What you are asked to do – Below are some entries. Transcribe the lines from the one holding "Convert this chart" to the one holding "import seaborn as sns", inclusive, but not the pictures among them.

Exercise inputs –
** START **
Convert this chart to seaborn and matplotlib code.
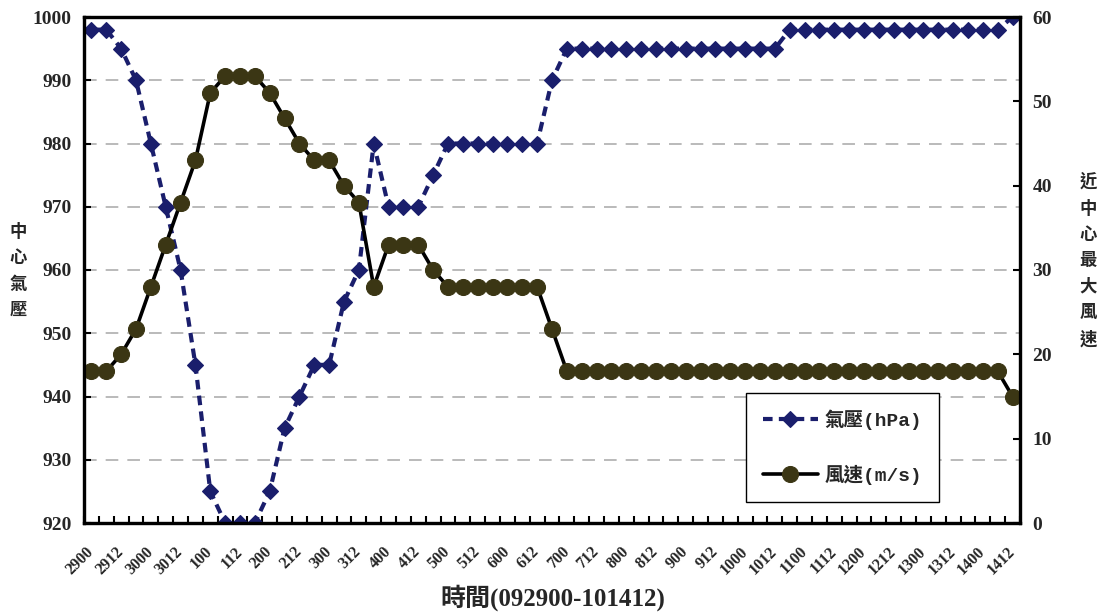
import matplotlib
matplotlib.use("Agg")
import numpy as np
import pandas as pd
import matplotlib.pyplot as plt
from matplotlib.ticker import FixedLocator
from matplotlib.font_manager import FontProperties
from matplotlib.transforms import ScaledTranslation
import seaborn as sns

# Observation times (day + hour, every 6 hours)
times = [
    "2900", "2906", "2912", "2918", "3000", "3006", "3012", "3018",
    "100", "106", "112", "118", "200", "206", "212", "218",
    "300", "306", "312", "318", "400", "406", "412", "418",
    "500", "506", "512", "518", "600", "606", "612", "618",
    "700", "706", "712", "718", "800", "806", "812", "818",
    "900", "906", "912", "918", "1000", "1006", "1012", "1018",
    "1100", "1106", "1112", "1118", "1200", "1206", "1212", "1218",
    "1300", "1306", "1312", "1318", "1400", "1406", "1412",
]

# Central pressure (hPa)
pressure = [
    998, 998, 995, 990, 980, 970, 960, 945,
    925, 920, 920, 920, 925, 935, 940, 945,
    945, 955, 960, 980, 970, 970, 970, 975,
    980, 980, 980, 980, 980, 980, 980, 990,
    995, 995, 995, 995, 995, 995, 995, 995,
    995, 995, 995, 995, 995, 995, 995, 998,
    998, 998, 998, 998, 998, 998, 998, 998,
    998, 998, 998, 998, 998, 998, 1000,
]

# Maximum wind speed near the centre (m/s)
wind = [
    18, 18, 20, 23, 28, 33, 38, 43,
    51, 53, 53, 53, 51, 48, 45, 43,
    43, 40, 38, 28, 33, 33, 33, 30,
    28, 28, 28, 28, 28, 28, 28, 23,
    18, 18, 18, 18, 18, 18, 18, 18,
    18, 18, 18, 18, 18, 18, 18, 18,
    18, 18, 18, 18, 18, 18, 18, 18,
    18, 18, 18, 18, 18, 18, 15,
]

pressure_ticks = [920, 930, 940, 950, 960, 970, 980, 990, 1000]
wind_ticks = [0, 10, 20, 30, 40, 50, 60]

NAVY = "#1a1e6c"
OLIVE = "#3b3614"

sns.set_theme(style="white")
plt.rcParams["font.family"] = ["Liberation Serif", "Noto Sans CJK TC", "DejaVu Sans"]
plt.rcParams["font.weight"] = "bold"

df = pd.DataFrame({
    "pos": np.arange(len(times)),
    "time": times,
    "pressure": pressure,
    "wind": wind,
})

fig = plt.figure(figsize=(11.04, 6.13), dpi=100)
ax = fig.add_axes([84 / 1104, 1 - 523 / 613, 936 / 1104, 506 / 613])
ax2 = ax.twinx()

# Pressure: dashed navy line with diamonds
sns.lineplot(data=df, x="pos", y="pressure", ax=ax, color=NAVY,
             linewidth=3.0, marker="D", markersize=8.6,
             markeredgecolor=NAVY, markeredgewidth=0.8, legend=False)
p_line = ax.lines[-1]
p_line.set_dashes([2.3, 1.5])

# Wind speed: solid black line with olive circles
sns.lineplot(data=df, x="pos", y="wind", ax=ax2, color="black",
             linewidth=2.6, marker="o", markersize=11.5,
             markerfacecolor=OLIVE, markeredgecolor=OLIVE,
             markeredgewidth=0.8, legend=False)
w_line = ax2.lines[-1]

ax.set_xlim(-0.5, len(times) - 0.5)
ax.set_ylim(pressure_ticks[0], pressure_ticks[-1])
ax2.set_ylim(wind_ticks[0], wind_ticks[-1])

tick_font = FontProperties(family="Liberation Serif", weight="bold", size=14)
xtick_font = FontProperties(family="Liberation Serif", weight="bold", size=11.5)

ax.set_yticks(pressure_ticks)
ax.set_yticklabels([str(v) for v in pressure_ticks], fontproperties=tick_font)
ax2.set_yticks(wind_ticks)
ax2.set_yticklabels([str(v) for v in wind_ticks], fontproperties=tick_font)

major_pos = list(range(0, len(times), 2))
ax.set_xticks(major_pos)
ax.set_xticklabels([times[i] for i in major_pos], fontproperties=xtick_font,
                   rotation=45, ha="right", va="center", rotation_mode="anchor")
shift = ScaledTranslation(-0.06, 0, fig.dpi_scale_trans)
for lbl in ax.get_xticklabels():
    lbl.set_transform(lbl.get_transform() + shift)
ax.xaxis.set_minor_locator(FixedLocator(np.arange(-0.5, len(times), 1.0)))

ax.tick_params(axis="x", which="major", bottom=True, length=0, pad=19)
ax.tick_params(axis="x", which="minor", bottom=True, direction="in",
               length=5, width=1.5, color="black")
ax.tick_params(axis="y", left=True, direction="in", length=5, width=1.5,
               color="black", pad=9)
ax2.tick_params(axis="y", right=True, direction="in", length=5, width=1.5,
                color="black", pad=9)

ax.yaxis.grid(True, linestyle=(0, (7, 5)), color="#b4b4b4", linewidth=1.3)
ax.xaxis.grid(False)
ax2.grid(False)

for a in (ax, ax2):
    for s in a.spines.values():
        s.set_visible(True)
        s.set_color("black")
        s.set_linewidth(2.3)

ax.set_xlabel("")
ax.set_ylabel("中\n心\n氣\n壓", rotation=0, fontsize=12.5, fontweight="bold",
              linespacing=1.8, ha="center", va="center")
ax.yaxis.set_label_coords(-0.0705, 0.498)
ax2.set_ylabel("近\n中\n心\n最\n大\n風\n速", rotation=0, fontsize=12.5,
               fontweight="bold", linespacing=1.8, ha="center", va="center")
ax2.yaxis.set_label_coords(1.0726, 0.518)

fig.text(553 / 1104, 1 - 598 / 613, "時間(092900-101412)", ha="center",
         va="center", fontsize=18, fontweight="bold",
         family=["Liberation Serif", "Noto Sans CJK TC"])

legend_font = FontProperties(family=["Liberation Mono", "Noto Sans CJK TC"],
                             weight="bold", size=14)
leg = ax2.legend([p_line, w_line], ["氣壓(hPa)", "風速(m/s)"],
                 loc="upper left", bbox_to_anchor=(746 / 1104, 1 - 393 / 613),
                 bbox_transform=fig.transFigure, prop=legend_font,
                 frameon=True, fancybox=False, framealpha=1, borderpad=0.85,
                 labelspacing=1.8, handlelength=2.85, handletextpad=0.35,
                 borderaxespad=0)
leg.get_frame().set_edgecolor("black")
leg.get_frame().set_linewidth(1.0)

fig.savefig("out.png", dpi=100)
** END **
** START **
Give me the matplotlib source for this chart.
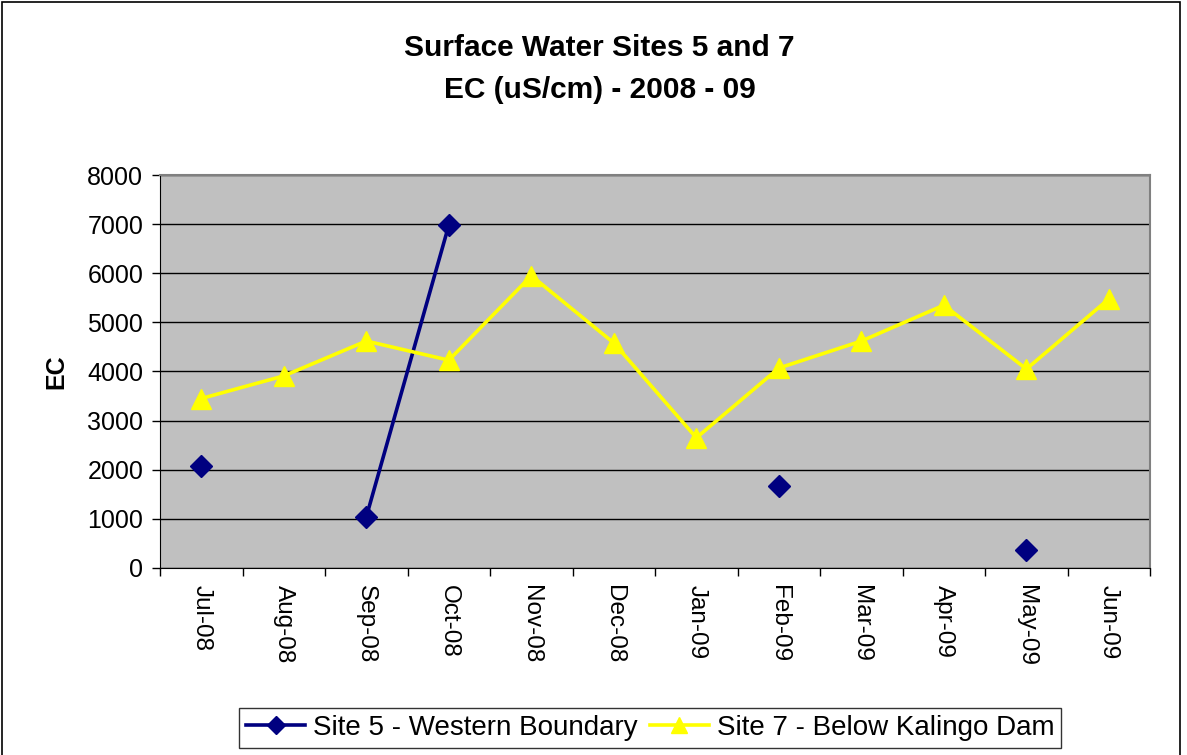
** END **
** START **
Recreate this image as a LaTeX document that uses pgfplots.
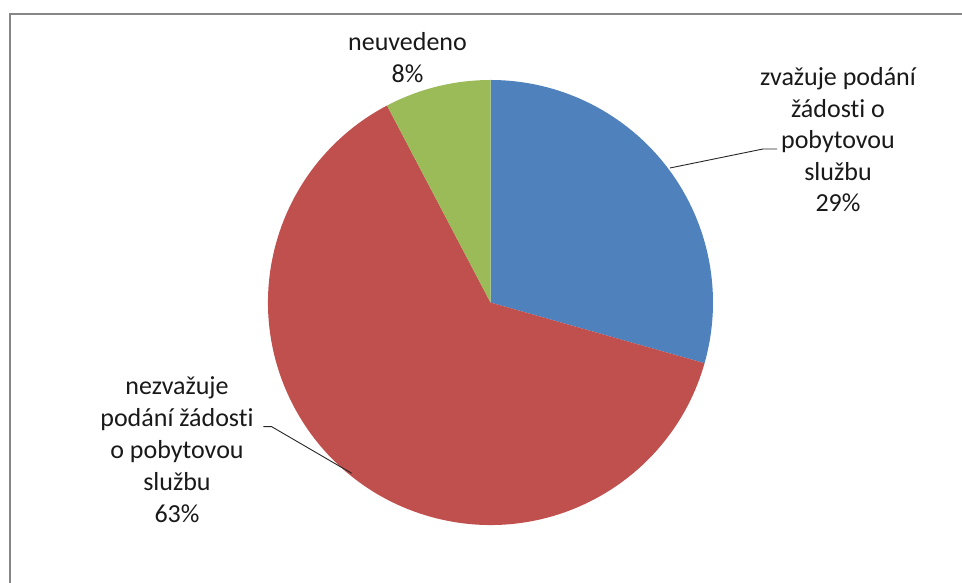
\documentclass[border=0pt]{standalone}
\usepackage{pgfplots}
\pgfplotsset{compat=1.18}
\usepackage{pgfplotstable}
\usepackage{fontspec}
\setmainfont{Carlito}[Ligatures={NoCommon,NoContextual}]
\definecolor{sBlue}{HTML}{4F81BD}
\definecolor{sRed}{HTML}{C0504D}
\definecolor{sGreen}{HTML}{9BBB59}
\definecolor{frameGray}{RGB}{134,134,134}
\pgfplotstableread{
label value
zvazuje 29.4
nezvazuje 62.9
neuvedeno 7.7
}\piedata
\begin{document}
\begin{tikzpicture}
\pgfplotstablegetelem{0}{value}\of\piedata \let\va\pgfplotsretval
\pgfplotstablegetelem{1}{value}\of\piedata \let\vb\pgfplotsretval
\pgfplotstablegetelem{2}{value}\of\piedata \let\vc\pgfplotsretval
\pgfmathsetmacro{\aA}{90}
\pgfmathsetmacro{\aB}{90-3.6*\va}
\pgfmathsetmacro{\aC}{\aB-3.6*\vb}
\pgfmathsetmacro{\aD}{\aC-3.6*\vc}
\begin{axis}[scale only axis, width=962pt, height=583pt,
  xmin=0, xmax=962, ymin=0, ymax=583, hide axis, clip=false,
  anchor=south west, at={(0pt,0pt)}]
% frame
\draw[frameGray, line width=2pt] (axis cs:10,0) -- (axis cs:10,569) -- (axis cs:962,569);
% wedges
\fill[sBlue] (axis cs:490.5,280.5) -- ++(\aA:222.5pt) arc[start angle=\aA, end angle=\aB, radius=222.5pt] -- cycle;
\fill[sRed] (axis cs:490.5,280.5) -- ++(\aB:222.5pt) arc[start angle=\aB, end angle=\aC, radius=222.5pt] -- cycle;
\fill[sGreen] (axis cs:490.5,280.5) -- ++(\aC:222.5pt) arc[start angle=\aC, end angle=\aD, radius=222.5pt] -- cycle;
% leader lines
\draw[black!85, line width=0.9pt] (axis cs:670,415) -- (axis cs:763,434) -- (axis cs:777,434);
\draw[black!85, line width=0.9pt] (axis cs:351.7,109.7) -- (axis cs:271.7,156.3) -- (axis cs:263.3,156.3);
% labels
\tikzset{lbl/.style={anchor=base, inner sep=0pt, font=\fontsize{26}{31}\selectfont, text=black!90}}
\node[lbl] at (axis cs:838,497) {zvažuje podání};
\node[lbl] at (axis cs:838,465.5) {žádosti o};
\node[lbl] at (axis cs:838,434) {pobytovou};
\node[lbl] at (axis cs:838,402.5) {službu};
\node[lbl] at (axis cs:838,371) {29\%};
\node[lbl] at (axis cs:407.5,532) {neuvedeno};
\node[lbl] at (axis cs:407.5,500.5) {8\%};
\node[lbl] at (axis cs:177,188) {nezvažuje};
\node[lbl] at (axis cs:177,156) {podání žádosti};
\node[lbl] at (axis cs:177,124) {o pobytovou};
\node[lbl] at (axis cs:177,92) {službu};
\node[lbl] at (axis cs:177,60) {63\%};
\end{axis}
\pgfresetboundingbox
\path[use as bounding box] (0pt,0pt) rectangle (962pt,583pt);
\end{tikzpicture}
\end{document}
** END **
Expected answer –
Convert this chart to seaborn and matplotlib code.
import matplotlib
matplotlib.use("Agg")
import numpy as np
import pandas as pd
import matplotlib.pyplot as plt
from matplotlib.ticker import FixedLocator
from matplotlib.font_manager import FontProperties
from matplotlib.transforms import ScaledTranslation
import seaborn as sns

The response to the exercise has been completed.